Extract exactly the run of lines starting at the line that holds "Recreate this image" and ending at the line that holds "0.56, 0.565, 0.567];", both included.

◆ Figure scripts
-- begin --
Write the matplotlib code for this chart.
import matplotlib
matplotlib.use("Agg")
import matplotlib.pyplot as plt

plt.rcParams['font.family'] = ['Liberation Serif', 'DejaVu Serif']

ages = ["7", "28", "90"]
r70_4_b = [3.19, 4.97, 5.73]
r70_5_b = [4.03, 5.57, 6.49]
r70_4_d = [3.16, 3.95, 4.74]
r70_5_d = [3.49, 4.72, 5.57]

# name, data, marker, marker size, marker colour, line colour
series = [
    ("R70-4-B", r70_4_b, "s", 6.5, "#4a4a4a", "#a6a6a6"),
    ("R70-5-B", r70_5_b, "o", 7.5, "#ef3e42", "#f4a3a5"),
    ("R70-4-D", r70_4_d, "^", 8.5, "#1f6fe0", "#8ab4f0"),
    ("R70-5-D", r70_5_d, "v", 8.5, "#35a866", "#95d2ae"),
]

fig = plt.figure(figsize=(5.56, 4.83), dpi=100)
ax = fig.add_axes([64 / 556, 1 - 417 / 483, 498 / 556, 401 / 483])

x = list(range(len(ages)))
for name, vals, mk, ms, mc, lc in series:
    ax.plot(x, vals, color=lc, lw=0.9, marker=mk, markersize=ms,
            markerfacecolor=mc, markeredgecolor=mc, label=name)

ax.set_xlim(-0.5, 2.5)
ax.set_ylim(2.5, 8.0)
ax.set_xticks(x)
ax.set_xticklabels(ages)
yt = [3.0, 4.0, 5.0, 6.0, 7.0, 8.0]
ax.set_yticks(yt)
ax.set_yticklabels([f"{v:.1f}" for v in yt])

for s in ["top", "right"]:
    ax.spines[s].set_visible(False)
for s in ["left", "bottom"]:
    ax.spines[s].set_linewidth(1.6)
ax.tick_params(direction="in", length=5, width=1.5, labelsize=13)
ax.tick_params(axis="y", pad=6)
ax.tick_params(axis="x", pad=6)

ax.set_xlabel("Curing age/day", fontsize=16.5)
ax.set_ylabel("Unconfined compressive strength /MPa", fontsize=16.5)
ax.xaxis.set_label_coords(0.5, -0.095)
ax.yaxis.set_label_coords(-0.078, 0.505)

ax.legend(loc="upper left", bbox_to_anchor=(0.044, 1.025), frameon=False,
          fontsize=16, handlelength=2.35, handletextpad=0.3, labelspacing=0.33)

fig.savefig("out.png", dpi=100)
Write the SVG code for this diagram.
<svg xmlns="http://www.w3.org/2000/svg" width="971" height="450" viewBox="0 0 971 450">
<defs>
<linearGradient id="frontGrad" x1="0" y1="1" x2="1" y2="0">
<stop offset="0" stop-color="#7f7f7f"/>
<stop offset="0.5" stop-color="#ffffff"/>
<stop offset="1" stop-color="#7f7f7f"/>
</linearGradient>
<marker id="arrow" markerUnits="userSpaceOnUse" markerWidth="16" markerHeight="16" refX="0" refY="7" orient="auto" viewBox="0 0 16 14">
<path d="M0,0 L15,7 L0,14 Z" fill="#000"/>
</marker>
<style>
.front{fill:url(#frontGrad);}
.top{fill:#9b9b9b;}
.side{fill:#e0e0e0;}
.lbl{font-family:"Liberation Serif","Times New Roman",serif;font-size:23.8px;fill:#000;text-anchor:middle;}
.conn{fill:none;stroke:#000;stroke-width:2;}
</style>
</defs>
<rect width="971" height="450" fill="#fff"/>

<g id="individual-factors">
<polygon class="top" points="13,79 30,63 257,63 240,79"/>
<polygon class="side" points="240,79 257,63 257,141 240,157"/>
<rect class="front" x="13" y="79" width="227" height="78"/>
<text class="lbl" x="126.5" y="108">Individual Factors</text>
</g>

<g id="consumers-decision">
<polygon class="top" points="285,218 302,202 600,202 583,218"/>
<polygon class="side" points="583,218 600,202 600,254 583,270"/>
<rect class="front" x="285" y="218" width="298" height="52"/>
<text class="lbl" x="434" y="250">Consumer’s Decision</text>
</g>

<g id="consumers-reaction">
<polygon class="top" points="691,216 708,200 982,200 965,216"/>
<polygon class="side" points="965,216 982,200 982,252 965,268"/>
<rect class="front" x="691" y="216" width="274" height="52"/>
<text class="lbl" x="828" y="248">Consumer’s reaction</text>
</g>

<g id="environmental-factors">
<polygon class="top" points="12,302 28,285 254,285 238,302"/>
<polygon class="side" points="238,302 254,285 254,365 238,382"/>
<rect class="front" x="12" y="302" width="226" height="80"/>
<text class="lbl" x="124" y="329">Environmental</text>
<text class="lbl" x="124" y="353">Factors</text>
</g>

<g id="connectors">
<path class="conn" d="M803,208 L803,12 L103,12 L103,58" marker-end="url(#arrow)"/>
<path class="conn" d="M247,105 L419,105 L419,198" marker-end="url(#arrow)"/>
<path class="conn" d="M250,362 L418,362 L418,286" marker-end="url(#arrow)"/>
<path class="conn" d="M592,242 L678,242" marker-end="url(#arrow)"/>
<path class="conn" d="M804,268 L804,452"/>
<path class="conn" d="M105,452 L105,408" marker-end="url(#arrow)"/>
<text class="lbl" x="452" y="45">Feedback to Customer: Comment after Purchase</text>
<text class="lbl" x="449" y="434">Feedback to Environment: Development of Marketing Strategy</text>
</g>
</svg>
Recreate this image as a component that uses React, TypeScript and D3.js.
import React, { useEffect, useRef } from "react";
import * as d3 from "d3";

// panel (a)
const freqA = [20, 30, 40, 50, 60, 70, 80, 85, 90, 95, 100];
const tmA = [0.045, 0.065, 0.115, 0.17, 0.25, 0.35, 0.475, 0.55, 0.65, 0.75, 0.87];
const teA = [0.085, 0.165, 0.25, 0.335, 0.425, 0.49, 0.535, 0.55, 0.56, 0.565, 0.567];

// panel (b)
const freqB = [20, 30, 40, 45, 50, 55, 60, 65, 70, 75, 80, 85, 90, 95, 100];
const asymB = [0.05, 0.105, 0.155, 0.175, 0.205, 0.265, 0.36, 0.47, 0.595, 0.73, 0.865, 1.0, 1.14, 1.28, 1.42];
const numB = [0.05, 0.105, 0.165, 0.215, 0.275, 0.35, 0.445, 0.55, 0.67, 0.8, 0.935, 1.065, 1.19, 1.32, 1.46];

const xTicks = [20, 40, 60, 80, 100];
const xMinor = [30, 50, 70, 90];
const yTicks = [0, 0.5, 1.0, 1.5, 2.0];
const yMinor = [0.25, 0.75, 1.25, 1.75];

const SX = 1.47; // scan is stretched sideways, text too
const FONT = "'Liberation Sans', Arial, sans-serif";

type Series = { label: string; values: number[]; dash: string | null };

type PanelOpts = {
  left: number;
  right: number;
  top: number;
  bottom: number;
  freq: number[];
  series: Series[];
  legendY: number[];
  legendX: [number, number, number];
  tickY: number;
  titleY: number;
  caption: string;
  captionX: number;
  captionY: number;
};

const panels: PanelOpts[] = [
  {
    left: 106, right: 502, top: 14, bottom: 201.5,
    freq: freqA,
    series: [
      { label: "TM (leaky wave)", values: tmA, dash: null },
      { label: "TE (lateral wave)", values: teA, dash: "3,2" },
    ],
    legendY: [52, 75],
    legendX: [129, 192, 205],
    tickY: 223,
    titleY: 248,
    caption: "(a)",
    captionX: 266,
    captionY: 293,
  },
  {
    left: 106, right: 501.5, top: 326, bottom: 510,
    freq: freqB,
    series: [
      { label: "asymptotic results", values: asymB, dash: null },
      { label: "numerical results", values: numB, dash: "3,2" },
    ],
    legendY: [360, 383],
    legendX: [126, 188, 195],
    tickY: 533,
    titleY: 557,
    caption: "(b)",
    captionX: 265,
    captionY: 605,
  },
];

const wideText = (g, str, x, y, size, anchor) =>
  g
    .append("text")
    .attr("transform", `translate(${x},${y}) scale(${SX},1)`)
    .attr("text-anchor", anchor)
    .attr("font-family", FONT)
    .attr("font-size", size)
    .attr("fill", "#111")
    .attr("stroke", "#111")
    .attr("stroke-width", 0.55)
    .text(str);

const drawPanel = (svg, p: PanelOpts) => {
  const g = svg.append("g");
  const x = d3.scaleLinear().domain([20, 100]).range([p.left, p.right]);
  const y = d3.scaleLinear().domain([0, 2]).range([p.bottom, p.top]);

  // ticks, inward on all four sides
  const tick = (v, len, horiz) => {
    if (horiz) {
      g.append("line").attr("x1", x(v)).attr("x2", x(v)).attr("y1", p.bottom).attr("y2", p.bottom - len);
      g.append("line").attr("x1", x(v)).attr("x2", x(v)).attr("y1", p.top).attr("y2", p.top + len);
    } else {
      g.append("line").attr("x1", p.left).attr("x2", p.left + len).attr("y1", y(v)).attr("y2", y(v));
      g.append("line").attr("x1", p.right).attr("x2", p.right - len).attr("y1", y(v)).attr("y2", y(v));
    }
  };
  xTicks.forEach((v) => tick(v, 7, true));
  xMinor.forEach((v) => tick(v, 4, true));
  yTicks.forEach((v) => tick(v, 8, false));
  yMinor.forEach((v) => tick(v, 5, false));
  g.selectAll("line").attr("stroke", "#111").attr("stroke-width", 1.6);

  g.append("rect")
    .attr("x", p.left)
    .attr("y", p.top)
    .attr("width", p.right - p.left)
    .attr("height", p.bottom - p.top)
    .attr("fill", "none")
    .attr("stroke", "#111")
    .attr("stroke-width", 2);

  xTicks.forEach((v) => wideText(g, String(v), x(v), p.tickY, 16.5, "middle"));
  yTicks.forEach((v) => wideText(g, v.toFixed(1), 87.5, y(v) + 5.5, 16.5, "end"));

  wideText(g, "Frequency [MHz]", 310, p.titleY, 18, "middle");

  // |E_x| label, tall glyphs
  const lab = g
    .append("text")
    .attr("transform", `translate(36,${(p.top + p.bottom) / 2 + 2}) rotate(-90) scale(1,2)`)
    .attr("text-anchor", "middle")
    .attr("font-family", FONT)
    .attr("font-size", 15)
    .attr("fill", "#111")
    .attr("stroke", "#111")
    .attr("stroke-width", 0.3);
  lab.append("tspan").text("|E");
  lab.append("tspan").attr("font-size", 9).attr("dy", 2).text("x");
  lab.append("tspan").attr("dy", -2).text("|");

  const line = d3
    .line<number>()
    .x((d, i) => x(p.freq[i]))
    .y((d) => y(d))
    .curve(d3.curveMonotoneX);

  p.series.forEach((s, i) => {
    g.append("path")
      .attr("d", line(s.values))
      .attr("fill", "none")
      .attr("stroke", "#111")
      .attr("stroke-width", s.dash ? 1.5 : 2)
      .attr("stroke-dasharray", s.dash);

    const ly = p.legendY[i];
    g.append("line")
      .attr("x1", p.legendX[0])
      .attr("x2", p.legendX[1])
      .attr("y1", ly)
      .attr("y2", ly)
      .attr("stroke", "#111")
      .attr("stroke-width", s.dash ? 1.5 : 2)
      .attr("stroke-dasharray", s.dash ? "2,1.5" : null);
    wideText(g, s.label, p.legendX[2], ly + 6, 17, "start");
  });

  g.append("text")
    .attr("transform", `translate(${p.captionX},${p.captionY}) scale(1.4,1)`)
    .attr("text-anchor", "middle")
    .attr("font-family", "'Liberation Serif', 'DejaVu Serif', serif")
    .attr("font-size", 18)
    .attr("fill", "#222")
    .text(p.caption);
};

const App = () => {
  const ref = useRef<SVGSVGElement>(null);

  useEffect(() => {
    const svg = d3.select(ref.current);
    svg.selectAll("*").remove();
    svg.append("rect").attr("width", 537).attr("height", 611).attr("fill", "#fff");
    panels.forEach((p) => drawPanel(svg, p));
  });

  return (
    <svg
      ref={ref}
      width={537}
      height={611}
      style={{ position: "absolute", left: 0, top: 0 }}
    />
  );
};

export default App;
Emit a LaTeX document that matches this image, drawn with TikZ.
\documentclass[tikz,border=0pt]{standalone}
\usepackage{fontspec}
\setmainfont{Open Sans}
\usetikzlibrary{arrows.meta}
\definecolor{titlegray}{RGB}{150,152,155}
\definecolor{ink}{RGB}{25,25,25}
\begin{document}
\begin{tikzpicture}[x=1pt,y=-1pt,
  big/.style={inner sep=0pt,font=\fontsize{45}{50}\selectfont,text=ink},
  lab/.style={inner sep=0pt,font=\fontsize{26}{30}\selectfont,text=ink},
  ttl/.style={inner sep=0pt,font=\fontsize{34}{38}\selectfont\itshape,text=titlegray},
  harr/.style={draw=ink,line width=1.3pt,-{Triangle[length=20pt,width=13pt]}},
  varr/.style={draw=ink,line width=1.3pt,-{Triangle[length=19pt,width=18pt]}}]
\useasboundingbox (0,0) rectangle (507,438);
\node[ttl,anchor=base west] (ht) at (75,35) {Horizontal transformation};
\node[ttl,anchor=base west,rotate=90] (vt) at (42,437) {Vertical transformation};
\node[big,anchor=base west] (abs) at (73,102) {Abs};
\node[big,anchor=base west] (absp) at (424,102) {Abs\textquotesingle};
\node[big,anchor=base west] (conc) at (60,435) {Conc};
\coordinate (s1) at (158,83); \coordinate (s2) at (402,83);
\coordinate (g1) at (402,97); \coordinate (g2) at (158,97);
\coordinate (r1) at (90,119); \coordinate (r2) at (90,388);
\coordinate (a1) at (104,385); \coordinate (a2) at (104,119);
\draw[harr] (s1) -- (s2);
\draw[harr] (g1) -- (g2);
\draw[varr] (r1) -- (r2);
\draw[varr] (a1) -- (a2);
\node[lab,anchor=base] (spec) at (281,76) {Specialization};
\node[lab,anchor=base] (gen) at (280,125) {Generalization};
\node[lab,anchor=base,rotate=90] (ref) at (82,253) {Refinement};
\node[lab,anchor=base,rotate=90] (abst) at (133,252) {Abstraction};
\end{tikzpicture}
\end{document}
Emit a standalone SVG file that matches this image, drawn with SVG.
-- end --
◆ The result
Recreate this image as a component that uses React, TypeScript and D3.js.
import React, { useEffect, useRef } from "react";
import * as d3 from "d3";

// panel (a)
const freqA = [20, 30, 40, 50, 60, 70, 80, 85, 90, 95, 100];
const tmA = [0.045, 0.065, 0.115, 0.17, 0.25, 0.35, 0.475, 0.55, 0.65, 0.75, 0.87];
const teA = [0.085, 0.165, 0.25, 0.335, 0.425, 0.49, 0.535, 0.55, 0.56, 0.565, 0.567];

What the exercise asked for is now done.